We maintain three distinct environments—Dev, Test, and Production—to support a clean and efficient development workflow while ensuring system reliability and integrity.

  • Dev (Local Development): Developers run Supabase locally using self-hosted containers. This setup allows for rapid iteration and debugging without impacting shared resources. Local environments mirror production schemas closely, and changes can be tested in isolation before promotion.
  • Test (Staging Environment): This environment runs on Supabase’s managed hosting and is treated as a pre-production environment. It mirrors the Production environment in both infrastructure and data structure. Test is used for QA, UAT, and integration testing, allowing us to validate releases in a realistic setting before they go live.
  • Production: Our live environment is also hosted on Supabase’s production infrastructure. This is where all customer-facing traffic is routed. By standardizing on Supabase for both Test and Production, we eliminate inconsistencies across environments and reduce deployment risk.

This tiered setup gives us the flexibility to build locally, validate thoroughly, and deploy with confidence.

Why We Use Supabase for Production

One of the things we like about Supabase is that you can self-host it. That flexibility is part of what drew us to the platform in the first place—it lets us run the full stack locally in development, and even gives us the option to move off their cloud if we ever need to.

That said, for production environments, using Supabase’s managed hosting is the better choice. From a security and scalability perspective, it’s simply more robust.

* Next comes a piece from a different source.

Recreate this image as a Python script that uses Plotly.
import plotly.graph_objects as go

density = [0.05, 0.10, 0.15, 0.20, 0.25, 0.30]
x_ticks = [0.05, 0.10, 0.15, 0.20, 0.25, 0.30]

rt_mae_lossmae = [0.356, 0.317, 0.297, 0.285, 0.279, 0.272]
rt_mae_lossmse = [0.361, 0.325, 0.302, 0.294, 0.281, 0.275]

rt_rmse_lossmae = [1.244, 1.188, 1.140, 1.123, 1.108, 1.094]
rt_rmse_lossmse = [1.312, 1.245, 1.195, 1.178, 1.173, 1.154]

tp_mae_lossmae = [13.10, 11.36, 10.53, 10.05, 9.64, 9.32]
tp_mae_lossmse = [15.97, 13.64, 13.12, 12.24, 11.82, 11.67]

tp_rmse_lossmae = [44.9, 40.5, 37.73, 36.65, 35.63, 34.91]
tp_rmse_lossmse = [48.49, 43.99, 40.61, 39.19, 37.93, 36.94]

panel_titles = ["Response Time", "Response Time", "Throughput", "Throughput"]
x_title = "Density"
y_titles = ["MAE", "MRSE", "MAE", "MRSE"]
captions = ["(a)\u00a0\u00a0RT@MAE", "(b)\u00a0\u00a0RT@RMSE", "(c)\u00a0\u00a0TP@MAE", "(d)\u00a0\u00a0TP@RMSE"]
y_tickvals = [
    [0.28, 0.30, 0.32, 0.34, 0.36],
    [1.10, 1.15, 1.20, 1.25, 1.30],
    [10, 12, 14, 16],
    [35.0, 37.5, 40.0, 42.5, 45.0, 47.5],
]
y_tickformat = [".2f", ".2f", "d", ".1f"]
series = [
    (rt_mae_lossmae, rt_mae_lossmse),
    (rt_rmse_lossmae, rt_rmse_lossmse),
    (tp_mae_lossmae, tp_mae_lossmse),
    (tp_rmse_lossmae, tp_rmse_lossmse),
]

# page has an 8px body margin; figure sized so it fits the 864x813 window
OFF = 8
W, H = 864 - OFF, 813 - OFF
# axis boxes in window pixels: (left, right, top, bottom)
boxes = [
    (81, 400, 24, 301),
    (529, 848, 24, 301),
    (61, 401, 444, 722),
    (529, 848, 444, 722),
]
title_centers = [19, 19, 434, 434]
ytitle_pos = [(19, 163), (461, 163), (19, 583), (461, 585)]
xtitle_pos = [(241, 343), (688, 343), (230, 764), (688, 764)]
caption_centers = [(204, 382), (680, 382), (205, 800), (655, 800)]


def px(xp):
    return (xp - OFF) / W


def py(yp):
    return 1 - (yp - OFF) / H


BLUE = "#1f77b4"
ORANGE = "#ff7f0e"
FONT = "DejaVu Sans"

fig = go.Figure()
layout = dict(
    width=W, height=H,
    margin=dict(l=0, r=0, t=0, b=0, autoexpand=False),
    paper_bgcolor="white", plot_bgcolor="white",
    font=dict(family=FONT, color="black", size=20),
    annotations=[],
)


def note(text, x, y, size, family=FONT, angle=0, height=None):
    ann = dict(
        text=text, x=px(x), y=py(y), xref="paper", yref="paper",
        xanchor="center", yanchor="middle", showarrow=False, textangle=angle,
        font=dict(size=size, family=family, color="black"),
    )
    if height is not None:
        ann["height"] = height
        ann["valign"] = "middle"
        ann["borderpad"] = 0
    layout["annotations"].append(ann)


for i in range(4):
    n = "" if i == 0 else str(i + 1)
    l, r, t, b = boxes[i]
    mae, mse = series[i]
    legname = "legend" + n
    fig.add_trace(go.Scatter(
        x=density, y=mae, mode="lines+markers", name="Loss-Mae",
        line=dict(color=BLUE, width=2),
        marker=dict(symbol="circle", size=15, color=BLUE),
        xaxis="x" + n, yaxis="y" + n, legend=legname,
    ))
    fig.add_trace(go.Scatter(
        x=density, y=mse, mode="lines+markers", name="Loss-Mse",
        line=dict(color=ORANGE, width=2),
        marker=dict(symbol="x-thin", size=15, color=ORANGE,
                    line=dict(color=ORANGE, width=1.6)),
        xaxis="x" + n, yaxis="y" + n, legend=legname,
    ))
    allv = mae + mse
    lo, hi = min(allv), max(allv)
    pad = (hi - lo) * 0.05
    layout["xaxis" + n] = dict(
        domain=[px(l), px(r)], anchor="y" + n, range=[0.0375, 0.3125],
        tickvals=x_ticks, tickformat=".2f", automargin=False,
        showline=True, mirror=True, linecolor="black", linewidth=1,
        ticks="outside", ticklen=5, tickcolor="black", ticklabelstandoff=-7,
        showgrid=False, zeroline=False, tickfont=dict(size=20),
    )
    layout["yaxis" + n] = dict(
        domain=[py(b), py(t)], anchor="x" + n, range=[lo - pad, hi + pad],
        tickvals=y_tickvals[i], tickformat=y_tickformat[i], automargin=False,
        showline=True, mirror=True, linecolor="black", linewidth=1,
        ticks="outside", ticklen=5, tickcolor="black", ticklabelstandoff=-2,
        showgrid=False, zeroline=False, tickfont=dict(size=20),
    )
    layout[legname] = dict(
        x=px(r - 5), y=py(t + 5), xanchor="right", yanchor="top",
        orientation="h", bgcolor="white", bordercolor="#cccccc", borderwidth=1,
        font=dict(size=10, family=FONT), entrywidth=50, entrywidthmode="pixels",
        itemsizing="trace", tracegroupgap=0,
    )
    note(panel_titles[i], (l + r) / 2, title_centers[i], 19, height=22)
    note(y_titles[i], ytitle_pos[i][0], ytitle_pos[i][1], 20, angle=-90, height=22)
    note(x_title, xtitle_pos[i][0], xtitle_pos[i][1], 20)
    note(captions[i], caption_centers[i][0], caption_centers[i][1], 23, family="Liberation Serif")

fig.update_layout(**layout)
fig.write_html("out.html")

Supabase provides hardened infrastructure, built-in monitoring, automated backups, and enterprise-grade connection pooling out of the box. Those are all things we’d otherwise have to build, maintain, and continually audit ourselves—costing time, money, and focus that we’d rather spend on delivering value to users.

Supabase lets us keep control and portability while offloading the operational complexity that comes with managing production infrastructure. Best of both worlds.